Cinema Novo e Novo Cinema
Para as pesquisas de A Retomada, Karim mergulhou de cabeça em dois períodos muito distintos de nossa cinematografia, estabelecendo um comparativo de caráter estético e técnico entre a geração do Cinema Novo e a dos novos realizadores que surgiram depois do êxito de Carlota Joaquina. Assistiu a dezenas de filmes recentes e revela, sem hesitar, que seu preferido é justamente o filme de Carla. Dos filmes dos anos 1960, São Paulo S.A., de Luís Sérgio Person (embora não seja filiado ao Cinema Novo) está no topo de sua lista. Diz não gostar da banalização temática de filmes que vieram na esteira do sucesso de Cidade de Deus, os famigerados favela movies, e se diverte ao lembrar de que logo após a entrevista com Hector Babenco – encerrada justamente com esse tema -, o diretor, exaltado, afirmou a ele que os grandes culpados por essa estética de ultraviolência eram justamente os europeus e seu fetiche pela miséria alheia.
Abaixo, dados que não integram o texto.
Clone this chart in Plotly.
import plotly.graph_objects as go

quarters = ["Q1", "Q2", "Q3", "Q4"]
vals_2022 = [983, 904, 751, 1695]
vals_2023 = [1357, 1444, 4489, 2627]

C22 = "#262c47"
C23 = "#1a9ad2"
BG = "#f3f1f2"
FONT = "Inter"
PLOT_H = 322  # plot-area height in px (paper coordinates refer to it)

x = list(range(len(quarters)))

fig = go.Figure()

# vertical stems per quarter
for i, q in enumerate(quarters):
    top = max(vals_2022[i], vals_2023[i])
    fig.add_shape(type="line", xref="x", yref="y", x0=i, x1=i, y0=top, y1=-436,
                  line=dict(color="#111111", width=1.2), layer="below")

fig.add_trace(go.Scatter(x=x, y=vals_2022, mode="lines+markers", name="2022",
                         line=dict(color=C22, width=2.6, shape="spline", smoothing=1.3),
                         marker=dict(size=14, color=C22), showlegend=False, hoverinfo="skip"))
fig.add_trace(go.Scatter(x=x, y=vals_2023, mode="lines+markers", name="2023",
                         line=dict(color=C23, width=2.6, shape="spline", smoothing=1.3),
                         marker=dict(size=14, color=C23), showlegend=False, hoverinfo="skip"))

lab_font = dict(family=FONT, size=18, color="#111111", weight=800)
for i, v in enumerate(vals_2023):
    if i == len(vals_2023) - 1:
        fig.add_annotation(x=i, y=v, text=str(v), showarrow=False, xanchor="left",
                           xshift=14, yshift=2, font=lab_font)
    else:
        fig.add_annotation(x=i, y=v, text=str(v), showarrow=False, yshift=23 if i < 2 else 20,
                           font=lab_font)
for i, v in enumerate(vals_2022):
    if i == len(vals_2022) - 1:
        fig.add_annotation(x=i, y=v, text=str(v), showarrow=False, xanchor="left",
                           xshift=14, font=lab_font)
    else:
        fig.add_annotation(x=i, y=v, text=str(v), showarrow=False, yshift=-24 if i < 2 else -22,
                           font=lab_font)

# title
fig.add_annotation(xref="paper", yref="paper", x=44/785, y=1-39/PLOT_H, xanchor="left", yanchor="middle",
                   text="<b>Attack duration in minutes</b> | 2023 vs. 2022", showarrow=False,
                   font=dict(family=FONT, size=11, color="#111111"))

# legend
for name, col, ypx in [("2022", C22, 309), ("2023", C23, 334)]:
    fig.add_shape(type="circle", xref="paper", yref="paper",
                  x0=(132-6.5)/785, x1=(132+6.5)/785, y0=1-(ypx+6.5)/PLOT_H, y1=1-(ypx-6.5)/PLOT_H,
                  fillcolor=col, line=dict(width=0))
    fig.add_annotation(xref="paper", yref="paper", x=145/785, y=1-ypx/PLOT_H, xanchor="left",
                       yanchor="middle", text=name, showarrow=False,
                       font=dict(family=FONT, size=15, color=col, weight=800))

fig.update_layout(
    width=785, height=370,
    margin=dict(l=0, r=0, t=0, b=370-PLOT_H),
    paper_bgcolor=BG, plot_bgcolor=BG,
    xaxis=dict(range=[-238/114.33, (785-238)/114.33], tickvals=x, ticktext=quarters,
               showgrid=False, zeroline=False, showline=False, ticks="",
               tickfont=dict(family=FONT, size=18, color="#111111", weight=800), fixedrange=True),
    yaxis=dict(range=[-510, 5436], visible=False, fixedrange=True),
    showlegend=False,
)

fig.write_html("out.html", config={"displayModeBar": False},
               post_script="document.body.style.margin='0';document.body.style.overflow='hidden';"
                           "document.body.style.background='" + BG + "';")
O documentário evidencia que houve mesmo essa obsessão por filmes violentos, mas destaca diretores como Heitor Dhalia, de O Cheiro do Ralo, como um saudável contraponto a essa polêmica. Além de Babenco e Dhalia, Karim ouviu muitos atores, outros grandes diretores, e profissionais fundamentais para a revolução técnica dessa nova safra, como os diretores de fotografia Walter Carvalho, de Central do Brasil, e César Charlone, de Cidade de Deus. Se não é um documentário definitivo sobre a ressurreição de nosso cinema, A Retomada tem méritos de sobra para ser – não só para o público estrangeiro, para quem foi produzido, mas também para nós brasileiros – um dos filmes que, futuramente, será referência para compreender o período.